All this while, slowly but surely, the assault troop had been driving the Germans from one house after another, forcing them back on to their seaward defences. When the causeway was complete I nipped out of shelter to signal forward the Sherman that was sitting closed up in the middle of the cross-roads. I had just recovered the shelter of the houses when a bullet from ever-vigilant snipers chipped a piece of brickwork from the corner I had just rounded. The maddening thing about this harassing fire was that we could never see the enemy. They had tunnelled from cellar to cellar of the houses and could pass unseen from one to another, so that by the time we could open fire on one position the German rifleman had moved elsewhere. The first sure sight of a German I had was when they were driven out and surrendered.

The Sherman slowly lumbered forward over the rubble that filled the ditch, to debouch on to the wide promenade of the sea-front. At this point one track slipped into a slit trench, and the armoured monster lurched over at an awkward angle. But it was still possible to bring its Browning machine-gun to bear, and with this it lasted the promenade.

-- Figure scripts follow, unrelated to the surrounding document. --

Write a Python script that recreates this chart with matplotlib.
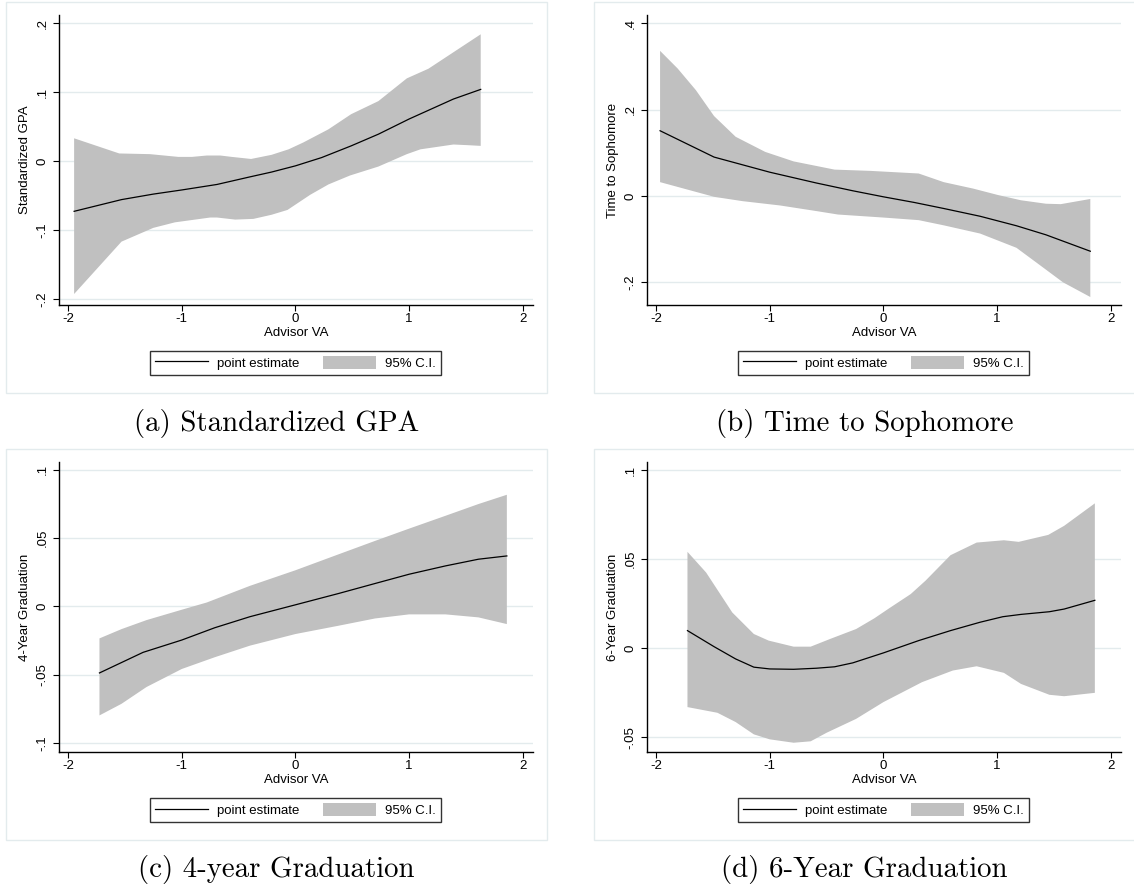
import numpy as np
import matplotlib
matplotlib.use("Agg")
from matplotlib import pyplot as plt
from matplotlib.patches import Rectangle, Patch
from matplotlib.lines import Line2D

# (a) Standardized GPA
a_x = [-1.947, -1.53, -1.25, -1.0, -0.69, -0.40, -0.21, 0.0, 0.23, 0.49, 0.73, 1.0, 1.39, 1.63]
a_est = [-0.073, -0.056, -0.048, -0.042, -0.034, -0.023, -0.016, -0.007, 0.005, 0.022, 0.039, 0.061, 0.090, 0.104]
a_up_x = [-1.947, -1.55, -1.28, -1.03, -0.91, -0.78, -0.66, -0.56, -0.39, -0.21, -0.06, 0.07, 0.29, 0.49, 0.73, 0.98, 1.17, 1.63]
a_up = [0.033, 0.011, 0.010, 0.006, 0.006, 0.008, 0.008, 0.006, 0.003, 0.009, 0.017, 0.027, 0.046, 0.068, 0.087, 0.120, 0.134, 0.184]
a_lo_x = [-1.947, -1.53, -1.25, -1.06, -0.75, -0.69, -0.53, -0.37, -0.21, -0.07, 0.13, 0.29, 0.48, 0.73, 0.98, 1.10, 1.39, 1.52, 1.63]
a_lo = [-0.193, -0.117, -0.097, -0.089, -0.082, -0.082, -0.085, -0.084, -0.078, -0.071, -0.049, -0.034, -0.021, -0.008, 0.010, 0.017, 0.024, 0.023, 0.022]

# (b) Time to Sophomore
b_x = [-1.965, -1.49, -1.0, -0.59, -0.27, 0.0, 0.27, 0.53, 0.85, 1.17, 1.43, 1.82]
b_est = [0.151, 0.090, 0.055, 0.030, 0.012, -0.002, -0.015, -0.029, -0.047, -0.069, -0.090, -0.128]
b_up_x = [-1.965, -1.81, -1.65, -1.49, -1.30, -1.04, -0.79, -0.43, -0.11, 0.31, 0.53, 0.79, 1.01, 1.21, 1.43, 1.56, 1.82]
b_up = [0.336, 0.295, 0.245, 0.185, 0.137, 0.102, 0.080, 0.061, 0.058, 0.052, 0.032, 0.017, 0.002, -0.010, -0.018, -0.019, -0.007]
b_lo_x = [-1.965, -1.49, -1.24, -0.91, -0.59, -0.40, 0.0, 0.31, 0.53, 0.85, 1.17, 1.36, 1.58, 1.82]
b_lo = [0.032, -0.002, -0.012, -0.022, -0.035, -0.043, -0.050, -0.056, -0.068, -0.087, -0.120, -0.157, -0.200, -0.234]

# (c) 4-year Graduation
c_x = [-1.724, -1.34, -1.0, -0.71, -0.40, 0.0, 0.38, 0.70, 1.0, 1.32, 1.61, 1.86]
c_est = [-0.0487, -0.0336, -0.0246, -0.0156, -0.0075, 0.0012, 0.0095, 0.0168, 0.0236, 0.0297, 0.0346, 0.0370]
c_up_x = [-1.724, -1.53, -1.31, -1.0, -0.78, -0.40, 0.0, 0.38, 0.70, 1.0, 1.32, 1.61, 1.86]
c_up = [-0.0234, -0.0166, -0.0100, -0.0024, 0.0029, 0.0151, 0.0265, 0.0382, 0.0480, 0.0570, 0.0664, 0.0750, 0.0818]
c_lo_x = [-1.724, -1.53, -1.31, -1.0, -0.71, -0.40, 0.0, 0.38, 0.70, 1.0, 1.32, 1.61, 1.86]
c_lo = [-0.0798, -0.0713, -0.0590, -0.0458, -0.0372, -0.0287, -0.0202, -0.0141, -0.0088, -0.0058, -0.0058, -0.0080, -0.0129]

# (d) 6-Year Graduation
d_x = [-1.724, -1.49, -1.30, -1.14, -1.0, -0.79, -0.59, -0.43, -0.27, 0.0, 0.31, 0.59, 0.85, 1.05, 1.21, 1.46, 1.59, 1.86]
d_est = [0.0099, 0.0009, -0.0060, -0.0106, -0.0116, -0.0118, -0.0112, -0.0104, -0.0082, -0.0026, 0.0043, 0.0099, 0.0146, 0.0177, 0.0190, 0.0205, 0.0220, 0.0269]
d_up_x = [-1.724, -1.56, -1.33, -1.14, -1.01, -0.79, -0.64, -0.47, -0.24, -0.08, 0.05, 0.24, 0.37, 0.59, 0.82, 1.06, 1.19, 1.45, 1.59, 1.86]
d_up = [0.0541, 0.0425, 0.0201, 0.0080, 0.0043, 0.0009, 0.0009, 0.0052, 0.0108, 0.0168, 0.0224, 0.0304, 0.0379, 0.0522, 0.0593, 0.0606, 0.0597, 0.0636, 0.0687, 0.0813]
d_lo_x = [-1.724, -1.46, -1.30, -1.14, -1.0, -0.79, -0.64, -0.50, -0.24, 0.0, 0.34, 0.61, 0.82, 1.06, 1.21, 1.46, 1.59, 1.86]
d_lo = [-0.0330, -0.0362, -0.0414, -0.0483, -0.0511, -0.0530, -0.0522, -0.0474, -0.0396, -0.0302, -0.0190, -0.0125, -0.0101, -0.0138, -0.0200, -0.0261, -0.0269, -0.0250]

x_ticks = [-2, -1, 0, 1, 2]
x_tick_labels = ["-2", "-1", "0", "1", "2"]

panels = [
    dict(x=a_x, est=a_est, up_x=a_up_x, up=a_up, lo_x=a_lo_x, lo=a_lo,
         ylabel="Standardized GPA", ylim=(-0.209, 0.212),
         yticks=[-0.2, -0.1, 0, 0.1, 0.2], yticklabels=["-.2", "-.1", "0", ".1", ".2"],
         caption="(a) Standardized GPA"),
    dict(x=b_x, est=b_est, up_x=b_up_x, up=b_up, lo_x=b_lo_x, lo=b_lo,
         ylabel="Time to Sophomore", ylim=(-0.2525, 0.419),
         yticks=[-0.2, 0, 0.2, 0.4], yticklabels=["-.2", "0", ".2", ".4"],
         caption="(b) Time to Sophomore"),
    dict(x=c_x, est=c_est, up_x=c_up_x, up=c_up, lo_x=c_lo_x, lo=c_lo,
         ylabel="4-Year Graduation", ylim=(-0.1066, 0.1058),
         yticks=[-0.1, -0.05, 0, 0.05, 0.1], yticklabels=["-.1", "-.05", "0", ".05", ".1"],
         caption="(c) 4-year Graduation"),
    dict(x=d_x, est=d_est, up_x=d_up_x, up=d_up, lo_x=d_lo_x, lo=d_lo,
         ylabel="6-Year Graduation", ylim=(-0.0582, 0.1045),
         yticks=[-0.05, 0, 0.05, 0.1], yticklabels=["-.05", "0", ".05", ".1"],
         caption="(d) 6-Year Graduation"),
]

W, H = 1134, 892
fig = plt.figure(figsize=(W / 100, H / 100), dpi=100)
plt.rcParams["font.family"] = ["Liberation Sans", "DejaVu Sans"]

frame_col = "#e3ebed"
grid_col = "#e3ebed"
band_col = "#c0c0c0"

# pixel offsets of each panel (frame left/top)
offsets = [(6, 2), (594, 2), (6, 449), (594, 449)]

for p, (ox, oy) in zip(panels, offsets):
    # outer frame of the graph
    fig.patches.append(Rectangle((ox / W, 1 - (oy + 391) / H), 541 / W, 391 / H,
                                 transform=fig.transFigure, fill=False,
                                 edgecolor=frame_col, lw=1.0))
    left, right = ox + 53, ox + 527
    top, bottom = oy + 13, oy + 303
    ax = fig.add_axes([left / W, 1 - bottom / H, (right - left) / W, (bottom - top) / H])
    ax.fill(np.concatenate([p["up_x"], p["lo_x"][::-1]]),
            np.concatenate([p["up"], p["lo"][::-1]]),
            color=band_col, lw=0, zorder=2)
    ax.plot(p["x"], p["est"], color="black", lw=0.9, zorder=3)
    ax.set_xlim(-2.08, 2.09)
    ax.set_ylim(*p["ylim"])
    ax.set_xticks(x_ticks)
    ax.set_xticklabels(x_tick_labels)
    ax.set_yticks(p["yticks"])
    ax.set_yticklabels(p["yticklabels"], rotation=90, va="center")
    for y in p["yticks"]:
        ax.axhline(y, color=grid_col, lw=1.0, zorder=1)
    for s in ["top", "right"]:
        ax.spines[s].set_visible(False)
    for s in ["left", "bottom"]:
        ax.spines[s].set_linewidth(1.0)
    ax.tick_params(axis="both", labelsize=9.5, length=4.5, width=0.8)
    ax.tick_params(axis="x", pad=1)
    ax.tick_params(axis="y", pad=3)
    ax.set_xlabel("Advisor VA", fontsize=9.5, labelpad=2)
    ax.set_ylabel(p["ylabel"], fontsize=9.5, labelpad=4)

    handles = [Line2D([], [], color="black", lw=0.9),
               Patch(facecolor=band_col, edgecolor="none")]
    fig.legend(handles, ["point estimate", "95% C.I."], ncol=2,
               loc="center", bbox_to_anchor=((ox + 289.5) / W, 1 - (oy + 361) / H),
               fontsize=9.5, frameon=True, fancybox=False, framealpha=1,
               edgecolor="#333333", handlelength=4.0, handleheight=1.2,
               handletextpad=0.7, columnspacing=1.8, borderpad=0.4)\
        .get_frame().set_linewidth(1.0)

    fig.text((ox + 270.5) / W, 1 - (oy + 421) / H, p["caption"],
             family="cmr10", fontsize=20.8, ha="center", va="center")

fig.savefig("out.png", dpi=100)
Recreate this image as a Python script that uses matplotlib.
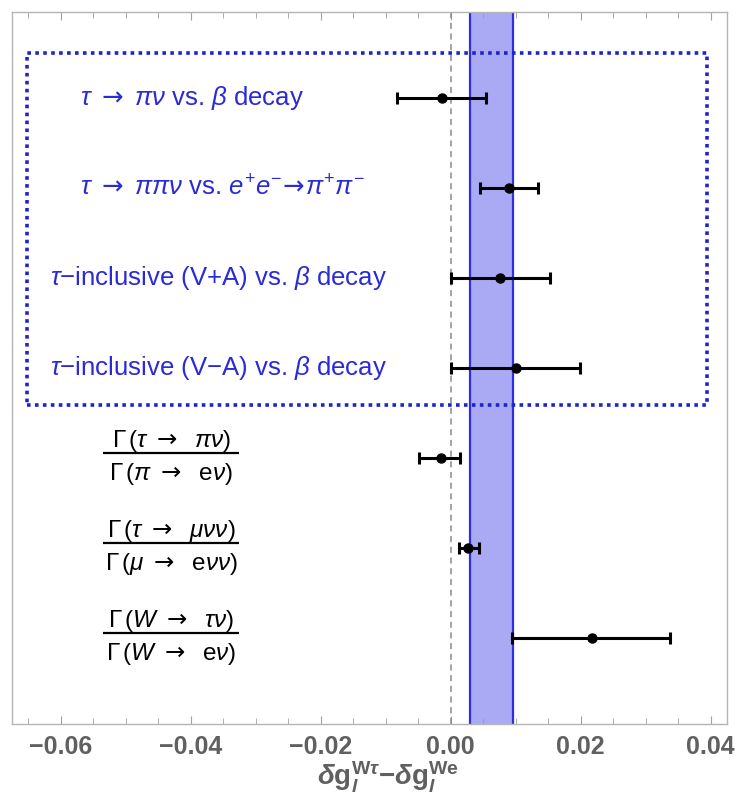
import numpy as np
import matplotlib
matplotlib.use("Agg")
import matplotlib.pyplot as plt
from matplotlib.patches import Rectangle

# -------------------------------
# Data
# -------------------------------

rows = [7, 6, 5, 4, 3, 2, 1]

centers = [-0.0014, 0.0090, 0.0076, 0.0100, -0.0015, 0.0026, 0.0217]
lower = [-0.0082, 0.0045, 0.0000, 0.0000, -0.0049, 0.0012, 0.0095]
upper = [0.0054, 0.0135, 0.0152, 0.0199, 0.0015, 0.0043, 0.0337]

band_lo = 0.0029
band_hi = 0.0096

AR = r"\mathsf{\rightarrow}"

blue_labels = [
    r"$\tau\ " + AR + r"\ \pi\nu$ vs. $\beta$ decay",
    r"$\tau\ " + AR + r"\ \pi\pi\nu$ vs. $e^{+}e^{-}\!" + AR + r"\!\pi^{+}\pi^{-}$",
    r"$\tau$−inclusive (V+A) vs. $\beta$ decay",
    r"$\tau$−inclusive (V−A) vs. $\beta$ decay",
]
blue_x = [-0.0571, -0.0571, -0.0617, -0.0617]

frac_num = [
    r"$\Gamma\,(\tau\ " + AR + r"\ \ \pi\nu)$",
    r"$\Gamma\,(\tau\ " + AR + r"\ \ \mu\nu\nu)$",
    r"$\Gamma\,(W\ " + AR + r"\ \ \tau\nu)$",
]
frac_den = [
    r"$\Gamma\,(\pi\ " + AR + r"\ \ \mathrm{e}\nu)$",
    r"$\Gamma\,(\mu\ " + AR + r"\ \ \mathrm{e}\nu\nu)$",
    r"$\Gamma\,(W\ " + AR + r"\ \ \mathrm{e}\nu)$",
]

xticks = [-0.06, -0.04, -0.02, 0.00, 0.02, 0.04]

# -------------------------------
# Style
# -------------------------------

plt.rcParams['font.family'] = ['Liberation Sans', 'DejaVu Sans']
plt.rcParams['mathtext.fontset'] = 'custom'
plt.rcParams['mathtext.rm'] = 'Liberation Sans'
plt.rcParams['mathtext.it'] = 'Liberation Sans:italic'
plt.rcParams['mathtext.bf'] = 'Liberation Sans:bold'
plt.rcParams['mathtext.bfit'] = 'Liberation Sans:italic:bold'
plt.rcParams['mathtext.sf'] = 'DejaVu Sans'

blue = '#2a2ad6'
gray = '#606060'

fig = plt.figure(figsize=(7.38, 7.96), dpi=100)
ax = fig.add_axes([0.01626, 0.09045, 0.96883, 0.89447])

# band and zero line
ax.axvspan(band_lo, band_hi, facecolor='#aaaaf4', edgecolor='none', zorder=1)
ax.axvline(band_lo, color='#2f2fe0', lw=1.6, zorder=2)
ax.axvline(band_hi, color='#2f2fe0', lw=1.6, zorder=2)
ax.axvline(0.0, color='#8a8a8a', lw=1.1, ls=(0, (4, 3)), zorder=2)

# error bars
c = np.array(centers)
xerr = np.vstack([c - np.array(lower), np.array(upper) - c])
ax.errorbar(c, rows, xerr=xerr, fmt='o', color='black', ms=6.5,
            elinewidth=2.2, capsize=4, capthick=2.2, zorder=5)

# dotted box round the first four rows
box = Rectangle((-0.0652, 3.59), 0.0394 + 0.0652, 7.5 - 3.59,
                fill=False, edgecolor='#2222cc', lw=2.6, ls=(0, (1, 1.2)),
                zorder=4)
ax.add_patch(box)

# row labels
for lab, x, y in zip(blue_labels, blue_x, rows[:4]):
    ax.text(x, y, lab, color=blue, fontsize=18.5, ha='left', va='center')

for num, den, y in zip(frac_num, frac_den, rows[4:]):
    ax.text(-0.0430, y + 0.19, num, fontsize=17.5, ha='center', va='center')
    ax.text(-0.0430, y - 0.18, den, fontsize=17.5, ha='center', va='center')
    ax.plot([-0.0535, -0.0325], [y + 0.055, y + 0.055], color='black',
            lw=1.6, solid_capstyle='butt')

# axes
ax.set_xlim(-0.0675, 0.0425)
ax.set_ylim(0.044, 7.956)
ax.set_yticks([])
ax.set_xticks(xticks)
ax.set_xticklabels(["{:.2f}".format(t).replace('-', '\u2212') for t in xticks],
                   fontsize=18, fontweight='bold', color=gray)
ax.set_xticks(np.arange(-0.065, 0.0426, 0.005), minor=True)
ax.tick_params(axis='x', which='both', direction='in', top=True,
               color='#a0a0a0', pad=8)
ax.tick_params(axis='x', which='major', length=6)
ax.tick_params(axis='x', which='minor', length=4)
for s in ax.spines.values():
    s.set_color('#b5b5b5')
    s.set_linewidth(1.0)

ax.set_xlabel(r"$\mathbfit{\delta}\mathbf{g}_{\mathbfit{l}}^{\mathbf{W}\mathbfit{\tau}}"
              r"\mathbf{-}\mathbfit{\delta}\mathbf{g}_{\mathbfit{l}}^{\mathbf{We}}$",
              fontsize=20, color=gray)
ax.xaxis.set_label_coords(0.526, -0.050)

fig.savefig("out.png", dpi=100, facecolor='white')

Behind its spray of bullets the Marines went in with a cheer to drive the enemy from his last refuges, the honeycomb of trenches and dug-outs overlooking the beach. With grenade, bayonet and tommy-gun our men went forward; and the Germans had no stomach for such close-quarters stuff with some of the best bayonet fighters in the British forces. They streamed up with their hands above their heads. And so the Marine Commandos made an end to one of the bastions of the Atlantic Wall.